Por esse motivo, eles têm vida longa nas estantes das livrarias.
3 - Do Brasil
para o mundo
De caráter
único e universal, a escrita da autora ultrapassou os territórios brasileiros.
Afinal, já dizia Guimarães Rosa que se lê Clarice para a vida, para viver. “Os
textos de Clarice são importantes porque são vitais, têm a força das ondas do
mar, das árvores, do fluxo das águas. Aliás, foi essa força vital que
impressionou muitos críticos lá fora e faz dela uma autora de estilo único”,
diz Joel ao revelar que ainda fica impressionado com seus textos, que possuem
dimensão filosófica que atrai psicanalistas, críticos, filósofos e leitores
comuns.
Dos
estrangeiros apaixonados pela obra de Clarice, Benjamin Moser aparece como um
amante incondicional. O norte-americano nascido em Houston encantou-se por sua
escrita já na primeira página de A Hora
da Estrela, durante um curso de literatura brasileira da Brown University.
Crítico e tradutor, ele aprendeu português e mergulhou na cultura brasileira do
século 20 para tentar desvendar a obra enigmática da autora.
Até cortar os
próprios defeitos pode ser perigoso. Nunca se sabe qual é o defeito que
sustenta nosso edifício inteiro.
(...) uma das
coisas que aprendi é que se deve viver apesar de.
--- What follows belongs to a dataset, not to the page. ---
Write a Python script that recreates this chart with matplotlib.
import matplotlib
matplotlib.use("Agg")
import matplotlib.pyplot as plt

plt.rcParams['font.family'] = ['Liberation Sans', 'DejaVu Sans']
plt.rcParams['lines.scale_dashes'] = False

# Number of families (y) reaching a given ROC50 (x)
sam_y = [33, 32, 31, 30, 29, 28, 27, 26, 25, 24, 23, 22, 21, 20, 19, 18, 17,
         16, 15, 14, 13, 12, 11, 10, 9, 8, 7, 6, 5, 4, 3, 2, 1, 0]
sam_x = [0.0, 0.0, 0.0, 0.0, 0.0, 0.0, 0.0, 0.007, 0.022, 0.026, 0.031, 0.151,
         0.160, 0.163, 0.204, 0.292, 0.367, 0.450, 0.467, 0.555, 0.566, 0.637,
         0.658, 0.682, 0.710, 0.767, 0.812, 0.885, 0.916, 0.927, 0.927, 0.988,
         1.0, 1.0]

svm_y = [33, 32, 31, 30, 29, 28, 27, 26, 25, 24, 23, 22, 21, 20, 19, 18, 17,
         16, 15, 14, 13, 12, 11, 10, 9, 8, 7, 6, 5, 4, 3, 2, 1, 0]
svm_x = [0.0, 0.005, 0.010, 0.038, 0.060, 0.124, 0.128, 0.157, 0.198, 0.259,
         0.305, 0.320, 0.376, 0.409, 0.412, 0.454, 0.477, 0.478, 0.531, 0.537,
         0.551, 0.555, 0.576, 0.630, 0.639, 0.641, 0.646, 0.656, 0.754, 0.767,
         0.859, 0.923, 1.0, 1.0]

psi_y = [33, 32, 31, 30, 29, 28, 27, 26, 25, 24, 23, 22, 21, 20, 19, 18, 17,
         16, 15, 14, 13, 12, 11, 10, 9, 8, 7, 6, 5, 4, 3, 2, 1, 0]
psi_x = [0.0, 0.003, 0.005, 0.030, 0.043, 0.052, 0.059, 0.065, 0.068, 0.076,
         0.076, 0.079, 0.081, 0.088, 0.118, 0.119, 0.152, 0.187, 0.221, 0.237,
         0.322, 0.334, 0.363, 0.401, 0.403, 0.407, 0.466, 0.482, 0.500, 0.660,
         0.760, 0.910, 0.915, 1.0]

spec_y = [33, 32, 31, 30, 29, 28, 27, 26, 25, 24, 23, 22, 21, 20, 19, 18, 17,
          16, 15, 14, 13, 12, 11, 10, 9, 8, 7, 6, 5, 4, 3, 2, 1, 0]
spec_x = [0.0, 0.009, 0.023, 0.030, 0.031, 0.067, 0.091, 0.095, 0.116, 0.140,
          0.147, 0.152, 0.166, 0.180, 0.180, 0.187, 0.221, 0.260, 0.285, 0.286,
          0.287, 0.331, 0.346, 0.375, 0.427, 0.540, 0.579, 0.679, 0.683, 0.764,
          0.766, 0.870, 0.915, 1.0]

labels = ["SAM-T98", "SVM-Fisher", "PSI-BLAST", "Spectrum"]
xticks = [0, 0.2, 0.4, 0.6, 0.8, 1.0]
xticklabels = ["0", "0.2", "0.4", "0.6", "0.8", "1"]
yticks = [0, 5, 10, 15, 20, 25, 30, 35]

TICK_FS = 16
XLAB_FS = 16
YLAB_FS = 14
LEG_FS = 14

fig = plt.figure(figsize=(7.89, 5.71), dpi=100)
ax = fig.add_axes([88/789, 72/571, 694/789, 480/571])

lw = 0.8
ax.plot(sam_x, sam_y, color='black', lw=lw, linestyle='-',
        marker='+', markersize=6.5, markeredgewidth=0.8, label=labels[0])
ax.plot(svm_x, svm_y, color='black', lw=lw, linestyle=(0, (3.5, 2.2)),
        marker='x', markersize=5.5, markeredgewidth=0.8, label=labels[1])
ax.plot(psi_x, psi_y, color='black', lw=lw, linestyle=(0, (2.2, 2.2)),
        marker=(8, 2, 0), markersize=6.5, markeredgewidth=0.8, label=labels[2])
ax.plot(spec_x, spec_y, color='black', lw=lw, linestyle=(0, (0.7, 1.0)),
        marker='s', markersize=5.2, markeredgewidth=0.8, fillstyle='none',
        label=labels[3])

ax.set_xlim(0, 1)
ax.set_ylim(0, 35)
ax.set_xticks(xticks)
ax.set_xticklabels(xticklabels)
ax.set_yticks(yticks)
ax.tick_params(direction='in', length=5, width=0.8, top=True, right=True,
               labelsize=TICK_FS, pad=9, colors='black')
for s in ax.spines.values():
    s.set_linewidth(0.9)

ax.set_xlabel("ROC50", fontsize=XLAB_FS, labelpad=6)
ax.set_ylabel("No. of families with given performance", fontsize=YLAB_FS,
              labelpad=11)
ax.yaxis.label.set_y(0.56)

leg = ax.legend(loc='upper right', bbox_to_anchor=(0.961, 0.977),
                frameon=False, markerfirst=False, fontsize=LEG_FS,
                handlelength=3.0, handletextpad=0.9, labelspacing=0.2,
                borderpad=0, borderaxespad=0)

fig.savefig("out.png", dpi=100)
Apesar de, se deve comer.
Apesar de, se deve amar. Apesar de, se deve morrer. Inclusive muitas vezes é o
próprio apesar de que nos empurra para a frente. Foi o apesar de que me deu uma
angústia que insatisfeita foi a criadora de minha própria vida. Foi o apesar de
que parei na rua e fiquei olhando para você enquanto você esperava um táxi. E
desde logo desejando você, esse teu corpo que nem sequer é bonito, mas é o
corpo que eu quero. Mas quero inteira, com a alma também. Por isso, não faz mal
que você não venha, esperarei quanto tempo for preciso.